Steve Bartman: A World Series ring well earned

Steve Bartman goes from fan to fiend in record time

Fair to say that if the Chicago Cubs had not won their long-sought after and painfully desired World Series title last season, we would not be here today discussing the final chapter in the tale of Steve Bartman. How an entire city and even certain members of the organization turned on one loyal fan for what was nothing more than a spontaneous moment of joy.

October 14, 2003 Game 6 of the National League Championship Series. The Chicago Cubs were 5 outs away from possibly winning the series and advancing to their first World Series since 1945. One foul ball. One fan doing what billions of fans have done over the years, seeking to snare that major league foul ball for the trophy case back home.

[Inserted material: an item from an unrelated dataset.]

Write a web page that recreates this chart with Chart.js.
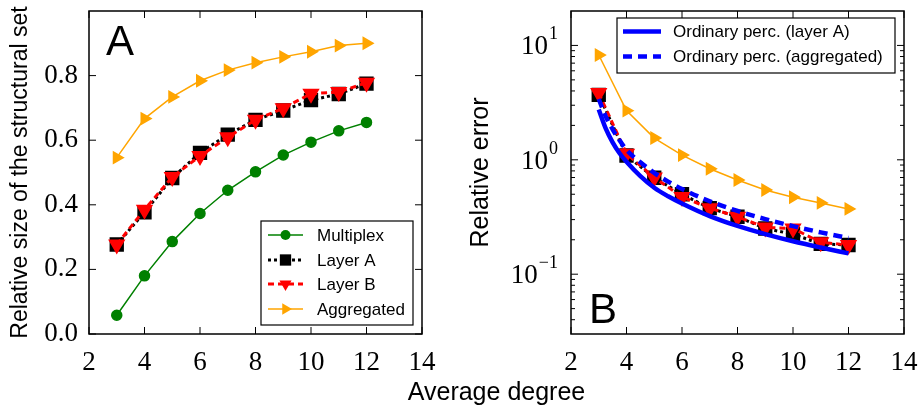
<!DOCTYPE html>
<html>
<head>
<meta charset="utf-8">
<script src="https://cdn.jsdelivr.net/npm/chart.js@4.4.1/dist/chart.umd.min.js"></script>
<style>
  body { margin: 0; background: #fff; }
  #wrap { position: relative; width: 920px; height: 410px; }
  #wrap canvas { position: absolute; top: 0; }
  #left { left: 0; }
  #right { left: 460px; }
  #xtitle { position: absolute; left: 0; width: 993px; top: 377px; text-align: center;
            font: 25px 'Liberation Sans', Arial, sans-serif; line-height: 28px; color: #000; }
</style>
</head>
<body>
<div id="wrap">
  <canvas id="left" width="460" height="410"></canvas>
  <canvas id="right" width="460" height="410"></canvas>
  <div id="xtitle">Average degree</div>
</div>
<script>
// panel A: relative size of the structural set
const degrees = [3, 4, 5, 6, 7, 8, 9, 10, 11, 12];
const sizeMultiplex = [0.058, 0.180, 0.286, 0.373, 0.445, 0.502, 0.554, 0.594, 0.629, 0.655];
const sizeLayerA = [0.277, 0.377, 0.483, 0.561, 0.617, 0.663, 0.692, 0.724, 0.743, 0.775];
const sizeLayerB = [0.277, 0.385, 0.486, 0.551, 0.609, 0.663, 0.699, 0.744, 0.749, 0.778];
const sizeAggregated = [0.546, 0.667, 0.734, 0.784, 0.817, 0.840, 0.858, 0.874, 0.893, 0.900];

// panel B: relative error
const errLayerA = [3.70, 1.09, 0.697, 0.500, 0.378, 0.318, 0.251, 0.224, 0.184, 0.180];
const errLayerB = [3.83, 1.13, 0.700, 0.474, 0.378, 0.318, 0.256, 0.251, 0.190, 0.180];
const errAggregated = [8.25, 2.69, 1.55, 1.10, 0.835, 0.666, 0.545, 0.471, 0.420, 0.372];
// ordinary percolation curves
const ordDegrees = [3, 3.25, 3.5, 3.75, 4, 4.5, 5, 5.5, 6, 7, 8, 9, 10, 11, 12];
const ordLayerA = [2.75, 1.88, 1.42, 1.14, 0.96, 0.72, 0.57, 0.48, 0.415, 0.322, 0.264, 0.224, 0.194, 0.171, 0.152];
const ordAggregated = [3.40, 2.40, 1.85, 1.48, 1.22, 0.95, 0.77, 0.645, 0.556, 0.434, 0.357, 0.303, 0.263, 0.232, 0.207];

// tick labels
const sizeTicks = [0.0, 0.2, 0.4, 0.6, 0.8];
const errorTicks = [0.1, 1, 10];
const errorTickExps = ['\u22121', '0', '1'];

const serif = '"Liberation Serif", "DejaVu Serif", "Times New Roman", serif';
const sans = '"Liberation Sans", Arial, sans-serif';

const pts = (xs, ys) => xs.map((x, i) => ({ x: x, y: ys[i] }));

function drawMarker(ctx, ds, x, y) {
  const r = ds.pointRadius;
  if (!r) return;
  ctx.fillStyle = ds.pointBackgroundColor || ds.borderColor;
  ctx.setLineDash([]);
  ctx.beginPath();
  if (ds.pointStyle === 'circle') {
    ctx.arc(x, y, r, 0, Math.PI * 2);
  } else if (ds.pointStyle === 'rect') {
    const s = r * Math.SQRT1_2;
    ctx.rect(x - s, y - s, 2 * s, 2 * s);
  } else {
    let a = (ds.pointRotation || 0) * Math.PI / 180;
    for (let k = 0; k < 3; k++) {
      const px = x + Math.sin(a) * r, py = y - Math.cos(a) * r;
      k ? ctx.lineTo(px, py) : ctx.moveTo(px, py);
      a += Math.PI * 2 / 3;
    }
    ctx.closePath();
  }
  ctx.fill();
}

const framePlugin = {
  id: 'frame',
  afterDatasetsDraw(chart, args, opts) {
    const { ctx, chartArea: a } = chart;
    const xs = chart.scales.x, ys = chart.scales.y;
    const seg = (x0, y0, x1, y1) => { ctx.beginPath(); ctx.moveTo(x0, y0); ctx.lineTo(x1, y1); ctx.stroke(); };
    ctx.save();
    ctx.strokeStyle = '#000';
    ctx.lineWidth = 1;
    xs.ticks.forEach(t => {
      const p = xs.getPixelForValue(t.value);
      seg(p, a.bottom, p, a.bottom - 7); seg(p, a.top, p, a.top + 7);
    });
    opts.major.forEach(v => {
      const p = ys.getPixelForValue(v);
      seg(a.left, p, a.left + 7, p); seg(a.right, p, a.right - 7, p);
    });
    if (opts.logMinor) {
      for (let e = -2; e <= 1; e++) {
        for (let m = 2; m <= 9; m++) {
          const v = m * Math.pow(10, e);
          if (v <= ys.min || v >= ys.max) continue;
          const p = ys.getPixelForValue(v);
          seg(a.left, p, a.left + 4, p); seg(a.right, p, a.right - 4, p);
        }
      }
    }
    ctx.lineWidth = 1.5;
    ctx.strokeRect(a.left, a.top, a.width, a.height);

    ctx.fillStyle = '#000';
    if (opts.logLabels) {
      ctx.textAlign = 'right';
      ctx.textBaseline = 'alphabetic';
      errorTicks.forEach((v, i) => {
        const p = ys.getPixelForValue(v);
        const right = a.left - 13;
        ctx.font = '18px ' + serif;
        const w = ctx.measureText(errorTickExps[i]).width;
        ctx.fillText(errorTickExps[i], right, p - 6);
        ctx.font = '27px ' + serif;
        ctx.fillText('10', right - w - 1, p + 9);
      });
    }

    // panel letter
    const L = opts.letter;
    ctx.font = '42px ' + sans;
    ctx.textAlign = 'left';
    ctx.textBaseline = 'alphabetic';
    ctx.fillText(L.text, L.x, L.y);

    // legend
    const lg = opts.legend;
    const [bl, bt, br, bb] = lg.box;
    ctx.fillStyle = '#fff';
    ctx.fillRect(bl, bt, br - bl, bb - bt);
    ctx.lineWidth = 1.2;
    ctx.strokeStyle = '#000';
    ctx.setLineDash([]);
    ctx.strokeRect(bl, bt, br - bl, bb - bt);
    lg.entries.forEach((di, i) => {
      const ds = chart.data.datasets[di];
      const y = lg.rows[i];
      ctx.strokeStyle = ds.borderColor;
      ctx.lineWidth = ds.borderWidth;
      ctx.setLineDash(ds.borderDash || []);
      seg(lg.sample[0], y, lg.sample[1], y);
      drawMarker(ctx, ds, (lg.sample[0] + lg.sample[1]) / 2, y);
      ctx.fillStyle = '#000';
      ctx.font = '17px ' + sans;
      ctx.textAlign = 'left';
      ctx.textBaseline = 'middle';
      ctx.fillText(ds.label, lg.textX, y + 1);
    });
    ctx.restore();
  }
};

// keep the plot box exactly where the reference has it
function noEdgePadding(s) {
  s.paddingTop = 0; s.paddingBottom = 0; s.paddingLeft = 0; s.paddingRight = 0;
}

function xScale() {
  return {
    type: 'linear', min: 2, max: 14,
    ticks: { stepSize: 2, color: '#000', font: { family: serif, size: 27 }, padding: 5, maxRotation: 0 },
    grid: { display: false },
    border: { display: false },
    afterFit: s => { s.height = 76; noEdgePadding(s); }
  };
}

const common = {
  responsive: false,
  animation: false,
  devicePixelRatio: 1,
  events: [],
  elements: { line: { tension: 0 }, point: { borderWidth: 1 } }
};

new Chart(document.getElementById('left'), {
  type: 'line',
  data: {
    datasets: [
      { label: 'Multiplex', data: pts(degrees, sizeMultiplex), borderColor: '#008000', backgroundColor: '#008000',
        pointBackgroundColor: '#008000', borderWidth: 1.5, pointStyle: 'circle', pointRadius: 5, order: 4 },
      { label: 'Layer A', data: pts(degrees, sizeLayerA), borderColor: '#000000', backgroundColor: '#000000',
        pointBackgroundColor: '#000000', borderWidth: 3, borderDash: [3, 3], pointStyle: 'rect', pointRadius: 8, order: 3 },
      { label: 'Layer B', data: pts(degrees, sizeLayerB), borderColor: '#ff0000', backgroundColor: '#ff0000',
        pointBackgroundColor: '#ff0000', borderWidth: 3, borderDash: [6, 4], pointStyle: 'triangle', pointRotation: 180, pointRadius: 7, order: 2 },
      { label: 'Aggregated', data: pts(degrees, sizeAggregated), borderColor: '#ffa500', backgroundColor: '#ffa500',
        pointBackgroundColor: '#ffa500', borderWidth: 1.5, pointStyle: 'triangle', pointRotation: 90, pointRadius: 6.5, order: 1 }
    ]
  },
  options: Object.assign({}, common, {
    layout: { padding: { left: 0, right: 38, top: 8, bottom: 0 } },
    plugins: {
      legend: { display: false }, tooltip: { enabled: false },
      frame: {
        major: sizeTicks,
        letter: { text: 'A', x: 106, y: 55 },
        legend: { box: [261, 221, 413, 325], rows: [235, 260, 284, 309], sample: [268, 303], textX: 317, entries: [0, 1, 2, 3] }
      }
    },
    scales: {
      x: xScale(),
      y: {
        type: 'linear', min: 0, max: 1.0,
        afterBuildTicks: s => { s.ticks = sizeTicks.map(v => ({ value: v })); },
        ticks: { color: '#000', font: { family: serif, size: 27 }, padding: 3, callback: v => v.toFixed(1) },
        grid: { display: false },
        border: { display: false },
        title: { display: true, text: 'Relative size of the structural set', color: '#000',
                 font: { family: sans, size: 23 }, padding: { top: 7, bottom: 0 } },
        afterFit: s => { s.width = 89; noEdgePadding(s); }
      }
    }
  }),
  plugins: [framePlugin]
});

new Chart(document.getElementById('right'), {
  type: 'line',
  data: {
    datasets: [
      { label: 'Layer A', data: pts(degrees, errLayerA), borderColor: '#000000', backgroundColor: '#000000',
        pointBackgroundColor: '#000000', borderWidth: 3, borderDash: [3, 3], pointStyle: 'rect', pointRadius: 8, order: 4 },
      { label: 'Layer B', data: pts(degrees, errLayerB), borderColor: '#ff0000', backgroundColor: '#ff0000',
        pointBackgroundColor: '#ff0000', borderWidth: 3, borderDash: [6, 4], pointStyle: 'triangle', pointRotation: 180, pointRadius: 7, order: 3 },
      { label: 'Aggregated', data: pts(degrees, errAggregated), borderColor: '#ffa500', backgroundColor: '#ffa500',
        pointBackgroundColor: '#ffa500', borderWidth: 1.5, pointStyle: 'triangle', pointRotation: 90, pointRadius: 6.5, order: 2 },
      { label: 'Ordinary perc. (layer A)', data: pts(ordDegrees, ordLayerA), borderColor: '#0000ff',
        borderWidth: 4.5, pointRadius: 0, cubicInterpolationMode: 'monotone', order: 1 },
      { label: 'Ordinary perc. (aggregated)', data: pts(ordDegrees, ordAggregated), borderColor: '#0000ff',
        borderWidth: 4.5, borderDash: [9, 6], pointRadius: 0, cubicInterpolationMode: 'monotone', order: 0 }
    ]
  },
  options: Object.assign({}, common, {
    layout: { padding: { left: 0, right: 16, top: 8, bottom: 0 } },
    plugins: {
      legend: { display: false }, tooltip: { enabled: false },
      frame: {
        major: errorTicks,
        logMinor: true,
        logLabels: true,
        letter: { text: 'B', x: 129, y: 323 },
        legend: { box: [157, 18, 435, 73], rows: [31.5, 56.5], sample: [163, 201], textX: 213, entries: [3, 4] }
      }
    },
    scales: {
      x: xScale(),
      y: {
        type: 'logarithmic', min: 0.03, max: 20,
        ticks: { display: false },
        grid: { display: false },
        border: { display: false },
        title: { display: true, text: 'Relative error', color: '#000',
                 font: { family: sans, size: 25 }, padding: { top: 6, bottom: 0 } },
        afterFit: s => { s.width = 111; noEdgePadding(s); }
      }
    }
  }),
  plugins: [framePlugin]
});
</script>
</body>
</html>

One moment that destroyed one man’s life, and that of his friends and family, for more than a decade.

The Bartman Backlash

We’re not going to go deep into the discussion here about what happened after that moment. If you don’t already know the story, take the time to read, watch and digest the hateful and despicable manner Bartman was treated by fans, the press corps, the radio show gasbag babblers and all the rest. Steve Bartman’s life was ruined despite the fact that he did nothing wrong. Watch the play as many times as you would like, and the result is the same. Umpire Mike Everitt made the right call. The ball was technically in the stands. It did indeed break the plane of the stands and the playing field. Even announcer Thom Brennaman on FOX called it correctly as a ball that went into the stands. Bartman did not lean over into the playing field. Cubs OF Moises Alou whined and pouted like a 10 year old and did nothing to help the situation. It enraged Cubs fans everywhere. Bartman was identified by the local news corps, and he never went back to Wrigley Field again.

Steve Bartman goes fron fan to infamous













That’s because following the incident, the Cubs pitching staff collapsed, the Florida Marlins scored 8 runs, and they went on to win the game, tying the series. Florida scored 9 runs the next night and won the Series, advancing to the World Series they would win 4-2 over the NY Yankees.

The Cubs had another chance to recover, and they failed. Plain and simple. Don’t get me started on how great teams overcome great adversity. We’ll be here for hours.

The Cubs, their players, front office and fans could all look to next year. Not Bartman. The man became a pariah who couldn’t go out in public, had to live in hiding, and received more than a few death threats. All because of a foul ball in a baseball game.

I hosted a nationally syndicated sports radio show at the time, and took my share of hits from fans I called out and verbally tore into. It never seemed right to me that one man should suffer such abuse just for being a fan.

Winning a World Series changes everything

The Cubs are now no longer the lovable losers of old, having finally cast aside their years of “bad luck” winning the World Series in 2016. So in what has to be viewed as a classy move, they are seeking to finally close this open wound after 14 years by awarding Bartman a World Series ring.

The man damn sure earned it.

Bartman has never given a single interview about what happened, trying desperately to sink into the background and just live a normal life. His statement after being told the news was one of humble thanks, but also one that had a message which hopefully won’t get lost in the shuffle of righting a terrible wrong.

Don’t miss the part where he writes “My hope is that we all can learn from my experience to view sports as entertainment and prevent harsh scapegoating, and to challenge the media and opportunistic profiteers to conduct business ethically by respecting personal privacy rights and not exploit any individual to advance their own self-interest or economic gain.”
















A Lesson in Respect and Integrity

Steve Bartman never lashed out at anyone for what happened that day and in the years that followed. He never sought out an interview to rail against the team, the players or the fans. He lived and to this day lives his life in quiet dignity and with a level of integrity we can all only hope to one day achieve in our personal and professional lives.

Could the Cubs have made a gesture earlier than 14 years later? Could or should they have made a greater effort at the time it happened to tamp it down? And should players such as Moises Alou and the myriad of announcers and talk show hacks who hammered away at Bartman over the years had the decency and grace to understand this is A GAME? It is not life and death.


The answers are for you to decide. But this much is evident.

Bartman is a class act for the manner in which he handled this for so many years. The Cubs are to be lauded for reaching out and going to an extraordinary length to try and put this issue to rest. Of course, it will always be remembered and always be a part of Cubs and sports lore.

Good. Let that moment and this one teach us about integrity, a level of leadership, and our personal and professional image. Sometimes we have to endure a level of hardship we could never conceive, all because of something so innocent.

And it’s then up to us to show who we really are deep inside, and provide an example for others.

Well played, Steve Bartman. Well played, Chicago Cubs.